The new approach, which took effect Jan. 22, positions them more closely with traditional business models that pay brokers when a deal closes.


Eric Eckardt, U.S. CEO, Purplebricks

“These changes have been informed by customer and agent feedback and are designed to drive increased market penetration and support continued growth,” Eric Eckardt, the U.S. CEO of Purplebricks, said in a statement reported by Inman.

Purplebricks entered the U.S. market in 2018, with the flat-rate listing fee of $3,200 — later increased to $3,600. Consumers can now search Purplebricks’ website to find the fee for their ZIP code. The fee for marketing a $630,000 home in Los Angeles would be $5,950, according to the site calculator. (The site notes that the traditional fee for the buyer’s agent is not included.)

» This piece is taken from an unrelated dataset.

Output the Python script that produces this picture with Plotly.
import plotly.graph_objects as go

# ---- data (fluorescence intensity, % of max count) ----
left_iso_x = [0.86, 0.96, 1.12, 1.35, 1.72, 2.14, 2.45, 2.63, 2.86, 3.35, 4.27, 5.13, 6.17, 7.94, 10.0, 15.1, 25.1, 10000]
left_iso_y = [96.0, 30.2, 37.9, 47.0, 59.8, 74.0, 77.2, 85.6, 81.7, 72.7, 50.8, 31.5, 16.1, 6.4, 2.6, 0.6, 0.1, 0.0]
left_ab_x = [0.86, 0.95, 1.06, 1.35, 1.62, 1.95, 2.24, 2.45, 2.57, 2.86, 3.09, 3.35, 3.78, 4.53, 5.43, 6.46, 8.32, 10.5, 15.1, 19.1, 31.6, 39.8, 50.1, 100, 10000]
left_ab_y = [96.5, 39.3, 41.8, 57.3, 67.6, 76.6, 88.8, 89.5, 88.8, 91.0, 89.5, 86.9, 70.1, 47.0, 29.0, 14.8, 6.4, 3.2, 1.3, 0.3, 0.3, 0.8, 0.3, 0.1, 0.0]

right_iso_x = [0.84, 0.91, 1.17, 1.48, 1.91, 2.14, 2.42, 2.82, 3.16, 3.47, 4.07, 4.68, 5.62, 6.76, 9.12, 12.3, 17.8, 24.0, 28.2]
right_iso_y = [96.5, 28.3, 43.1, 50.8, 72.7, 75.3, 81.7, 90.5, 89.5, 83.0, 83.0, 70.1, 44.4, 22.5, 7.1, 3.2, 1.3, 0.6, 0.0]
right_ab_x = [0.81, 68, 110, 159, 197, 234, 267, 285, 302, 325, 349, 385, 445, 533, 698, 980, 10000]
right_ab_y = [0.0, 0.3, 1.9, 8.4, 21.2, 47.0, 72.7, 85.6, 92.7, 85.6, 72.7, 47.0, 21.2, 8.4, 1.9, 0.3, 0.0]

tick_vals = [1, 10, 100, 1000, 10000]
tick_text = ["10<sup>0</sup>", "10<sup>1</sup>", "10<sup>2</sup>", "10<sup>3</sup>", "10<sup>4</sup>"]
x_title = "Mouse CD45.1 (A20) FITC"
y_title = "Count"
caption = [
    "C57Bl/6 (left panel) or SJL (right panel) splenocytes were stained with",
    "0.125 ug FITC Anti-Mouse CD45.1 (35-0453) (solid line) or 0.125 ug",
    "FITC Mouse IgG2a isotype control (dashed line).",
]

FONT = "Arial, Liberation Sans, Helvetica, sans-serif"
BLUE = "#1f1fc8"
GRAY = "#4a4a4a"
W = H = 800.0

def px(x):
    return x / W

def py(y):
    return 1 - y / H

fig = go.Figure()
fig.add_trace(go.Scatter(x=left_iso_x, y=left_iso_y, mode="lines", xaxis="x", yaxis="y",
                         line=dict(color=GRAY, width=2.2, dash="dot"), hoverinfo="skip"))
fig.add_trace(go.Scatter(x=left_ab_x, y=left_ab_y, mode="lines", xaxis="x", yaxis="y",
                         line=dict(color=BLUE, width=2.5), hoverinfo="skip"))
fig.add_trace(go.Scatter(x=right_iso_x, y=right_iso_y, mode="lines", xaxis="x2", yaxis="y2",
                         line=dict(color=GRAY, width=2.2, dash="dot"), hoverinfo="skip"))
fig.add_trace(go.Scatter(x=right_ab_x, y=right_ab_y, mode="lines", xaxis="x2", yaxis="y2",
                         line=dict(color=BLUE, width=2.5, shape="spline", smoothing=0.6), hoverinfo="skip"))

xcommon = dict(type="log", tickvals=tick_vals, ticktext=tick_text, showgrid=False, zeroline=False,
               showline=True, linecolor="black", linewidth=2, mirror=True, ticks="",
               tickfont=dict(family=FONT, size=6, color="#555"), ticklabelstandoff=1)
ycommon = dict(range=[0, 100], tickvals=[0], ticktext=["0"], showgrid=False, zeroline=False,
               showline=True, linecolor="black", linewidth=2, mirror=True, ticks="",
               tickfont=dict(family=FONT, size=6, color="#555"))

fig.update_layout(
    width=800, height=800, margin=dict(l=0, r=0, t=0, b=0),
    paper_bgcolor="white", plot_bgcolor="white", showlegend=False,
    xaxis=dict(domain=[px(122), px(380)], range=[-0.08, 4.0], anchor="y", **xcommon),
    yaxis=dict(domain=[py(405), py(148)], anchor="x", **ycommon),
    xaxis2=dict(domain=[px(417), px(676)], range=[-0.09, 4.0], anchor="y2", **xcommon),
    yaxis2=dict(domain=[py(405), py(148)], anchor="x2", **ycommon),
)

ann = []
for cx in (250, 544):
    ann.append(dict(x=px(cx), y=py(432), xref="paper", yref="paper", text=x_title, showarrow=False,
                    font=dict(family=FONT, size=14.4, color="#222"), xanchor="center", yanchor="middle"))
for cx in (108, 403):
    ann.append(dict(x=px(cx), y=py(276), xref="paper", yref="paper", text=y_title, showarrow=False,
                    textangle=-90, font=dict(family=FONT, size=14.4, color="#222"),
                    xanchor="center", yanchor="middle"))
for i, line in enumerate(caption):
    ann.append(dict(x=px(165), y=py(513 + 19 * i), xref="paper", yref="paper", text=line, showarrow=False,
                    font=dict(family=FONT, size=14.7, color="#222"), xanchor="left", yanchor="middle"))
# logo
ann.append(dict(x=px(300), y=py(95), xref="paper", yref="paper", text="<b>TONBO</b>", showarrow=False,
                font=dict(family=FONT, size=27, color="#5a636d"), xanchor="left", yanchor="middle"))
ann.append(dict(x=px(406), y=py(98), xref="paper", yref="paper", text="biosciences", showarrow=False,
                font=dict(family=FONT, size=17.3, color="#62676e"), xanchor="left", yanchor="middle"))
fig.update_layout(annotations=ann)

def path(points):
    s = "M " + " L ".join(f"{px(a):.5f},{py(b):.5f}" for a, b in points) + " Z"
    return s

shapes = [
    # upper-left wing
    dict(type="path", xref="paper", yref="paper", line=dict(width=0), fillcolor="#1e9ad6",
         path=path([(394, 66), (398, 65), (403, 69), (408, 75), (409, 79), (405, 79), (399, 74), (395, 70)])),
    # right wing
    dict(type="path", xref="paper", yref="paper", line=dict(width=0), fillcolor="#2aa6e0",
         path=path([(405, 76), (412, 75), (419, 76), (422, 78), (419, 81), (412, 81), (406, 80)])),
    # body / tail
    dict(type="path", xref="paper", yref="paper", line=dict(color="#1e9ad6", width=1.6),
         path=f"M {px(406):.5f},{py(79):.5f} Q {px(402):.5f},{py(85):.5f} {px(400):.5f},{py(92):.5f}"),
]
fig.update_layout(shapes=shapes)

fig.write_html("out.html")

In the U.K., Purplebricks still charges sellers an upfront fee.

The company reported results for the first half of 2018, and at that time said the brokerage had 140 agents in the U.S. and operates in seven states.

The company also recently entered the Canadian market.

The expansion has come with growing pains, and the effect of Brexit may also be having an effect on share prices. The Motley Fool reports that share prices lost 62 percent of its value in 2018 and it is likely its “descent to extend well into 2019 too.”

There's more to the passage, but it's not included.